Start of Data extract
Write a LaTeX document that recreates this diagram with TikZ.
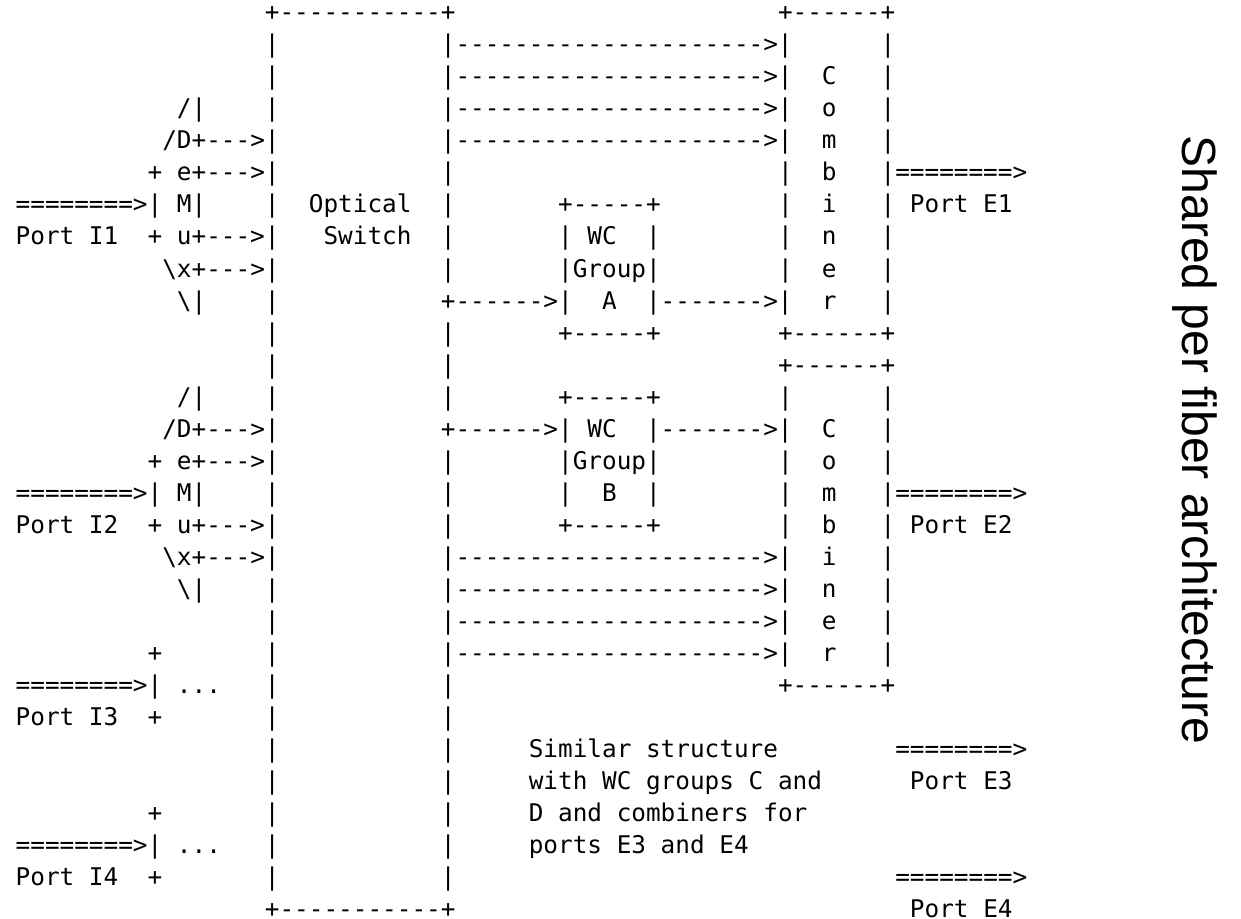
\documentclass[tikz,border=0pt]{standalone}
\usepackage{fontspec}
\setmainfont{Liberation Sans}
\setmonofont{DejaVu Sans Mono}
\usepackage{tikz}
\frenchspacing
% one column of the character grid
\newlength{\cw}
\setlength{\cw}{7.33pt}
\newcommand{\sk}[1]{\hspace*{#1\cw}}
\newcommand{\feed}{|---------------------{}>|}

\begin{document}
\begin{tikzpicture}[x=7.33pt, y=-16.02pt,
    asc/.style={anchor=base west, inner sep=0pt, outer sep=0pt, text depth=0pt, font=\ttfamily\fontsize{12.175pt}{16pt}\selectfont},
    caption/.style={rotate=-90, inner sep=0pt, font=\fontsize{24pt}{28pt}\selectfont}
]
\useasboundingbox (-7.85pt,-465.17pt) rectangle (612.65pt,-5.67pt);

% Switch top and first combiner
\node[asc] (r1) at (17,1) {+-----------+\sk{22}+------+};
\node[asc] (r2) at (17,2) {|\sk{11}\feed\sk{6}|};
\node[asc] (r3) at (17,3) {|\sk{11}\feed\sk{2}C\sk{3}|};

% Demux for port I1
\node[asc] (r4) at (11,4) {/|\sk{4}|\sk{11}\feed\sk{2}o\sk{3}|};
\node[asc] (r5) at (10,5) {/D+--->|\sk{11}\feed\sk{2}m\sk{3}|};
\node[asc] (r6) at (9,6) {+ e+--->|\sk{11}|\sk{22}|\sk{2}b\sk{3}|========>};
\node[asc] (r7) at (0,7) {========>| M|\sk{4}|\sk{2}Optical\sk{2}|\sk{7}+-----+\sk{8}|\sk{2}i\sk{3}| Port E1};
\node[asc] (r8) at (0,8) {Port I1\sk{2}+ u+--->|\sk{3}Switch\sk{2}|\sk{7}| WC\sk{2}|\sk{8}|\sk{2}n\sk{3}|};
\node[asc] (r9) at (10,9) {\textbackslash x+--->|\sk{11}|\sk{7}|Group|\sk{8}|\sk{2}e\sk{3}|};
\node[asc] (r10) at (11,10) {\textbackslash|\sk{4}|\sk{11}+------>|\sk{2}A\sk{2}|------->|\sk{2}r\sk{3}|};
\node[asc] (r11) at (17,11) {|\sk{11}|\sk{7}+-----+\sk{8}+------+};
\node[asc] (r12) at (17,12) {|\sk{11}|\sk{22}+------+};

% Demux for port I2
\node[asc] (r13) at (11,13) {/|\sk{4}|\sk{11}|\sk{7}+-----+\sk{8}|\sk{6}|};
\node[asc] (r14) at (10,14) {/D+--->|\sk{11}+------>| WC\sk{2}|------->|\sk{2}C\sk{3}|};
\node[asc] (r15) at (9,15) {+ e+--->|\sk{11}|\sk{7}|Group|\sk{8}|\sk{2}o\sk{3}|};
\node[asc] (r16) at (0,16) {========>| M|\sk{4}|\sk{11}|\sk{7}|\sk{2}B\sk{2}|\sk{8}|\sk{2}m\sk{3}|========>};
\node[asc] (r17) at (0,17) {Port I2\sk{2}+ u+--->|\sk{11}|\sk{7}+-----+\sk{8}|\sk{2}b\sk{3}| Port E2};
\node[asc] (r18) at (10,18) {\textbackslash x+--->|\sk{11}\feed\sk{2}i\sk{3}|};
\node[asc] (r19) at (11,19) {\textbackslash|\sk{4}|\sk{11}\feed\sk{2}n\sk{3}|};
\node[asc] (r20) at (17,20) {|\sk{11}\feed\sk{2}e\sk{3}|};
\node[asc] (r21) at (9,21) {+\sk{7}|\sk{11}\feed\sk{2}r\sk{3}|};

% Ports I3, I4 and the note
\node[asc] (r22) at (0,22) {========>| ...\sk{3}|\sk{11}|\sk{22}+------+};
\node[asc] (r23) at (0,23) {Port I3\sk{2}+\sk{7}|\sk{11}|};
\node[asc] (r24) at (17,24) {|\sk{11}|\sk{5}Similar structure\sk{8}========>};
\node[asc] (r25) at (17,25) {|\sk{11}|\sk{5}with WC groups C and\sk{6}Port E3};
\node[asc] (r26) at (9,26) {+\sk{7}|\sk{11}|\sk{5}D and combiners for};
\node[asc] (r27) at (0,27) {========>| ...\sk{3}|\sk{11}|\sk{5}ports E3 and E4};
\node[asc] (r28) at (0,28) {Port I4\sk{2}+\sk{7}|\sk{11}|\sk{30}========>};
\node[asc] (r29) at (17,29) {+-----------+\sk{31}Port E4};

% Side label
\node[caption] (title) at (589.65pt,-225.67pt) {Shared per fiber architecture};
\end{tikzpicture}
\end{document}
End of Data extract
_Given exercise_:
Leave out the pictures and restate, word for word, the lines from the top of the data through the line containing "(r12) at (17,12)", both included.

_Response to the exercise_:
Write a LaTeX document that recreates this diagram with TikZ.
\documentclass[tikz,border=0pt]{standalone}
\usepackage{fontspec}
\setmainfont{Liberation Sans}
\setmonofont{DejaVu Sans Mono}
\usepackage{tikz}
\frenchspacing
% one column of the character grid
\newlength{\cw}
\setlength{\cw}{7.33pt}
\newcommand{\sk}[1]{\hspace*{#1\cw}}
\newcommand{\feed}{|---------------------{}>|}

\begin{document}
\begin{tikzpicture}[x=7.33pt, y=-16.02pt,
    asc/.style={anchor=base west, inner sep=0pt, outer sep=0pt, text depth=0pt, font=\ttfamily\fontsize{12.175pt}{16pt}\selectfont},
    caption/.style={rotate=-90, inner sep=0pt, font=\fontsize{24pt}{28pt}\selectfont}
]
\useasboundingbox (-7.85pt,-465.17pt) rectangle (612.65pt,-5.67pt);

% Switch top and first combiner
\node[asc] (r1) at (17,1) {+-----------+\sk{22}+------+};
\node[asc] (r2) at (17,2) {|\sk{11}\feed\sk{6}|};
\node[asc] (r3) at (17,3) {|\sk{11}\feed\sk{2}C\sk{3}|};

% Demux for port I1
\node[asc] (r4) at (11,4) {/|\sk{4}|\sk{11}\feed\sk{2}o\sk{3}|};
\node[asc] (r5) at (10,5) {/D+--->|\sk{11}\feed\sk{2}m\sk{3}|};
\node[asc] (r6) at (9,6) {+ e+--->|\sk{11}|\sk{22}|\sk{2}b\sk{3}|========>};
\node[asc] (r7) at (0,7) {========>| M|\sk{4}|\sk{2}Optical\sk{2}|\sk{7}+-----+\sk{8}|\sk{2}i\sk{3}| Port E1};
\node[asc] (r8) at (0,8) {Port I1\sk{2}+ u+--->|\sk{3}Switch\sk{2}|\sk{7}| WC\sk{2}|\sk{8}|\sk{2}n\sk{3}|};
\node[asc] (r9) at (10,9) {\textbackslash x+--->|\sk{11}|\sk{7}|Group|\sk{8}|\sk{2}e\sk{3}|};
\node[asc] (r10) at (11,10) {\textbackslash|\sk{4}|\sk{11}+------>|\sk{2}A\sk{2}|------->|\sk{2}r\sk{3}|};
\node[asc] (r11) at (17,11) {|\sk{11}|\sk{7}+-----+\sk{8}+------+};
\node[asc] (r12) at (17,12) {|\sk{11}|\sk{22}+------+};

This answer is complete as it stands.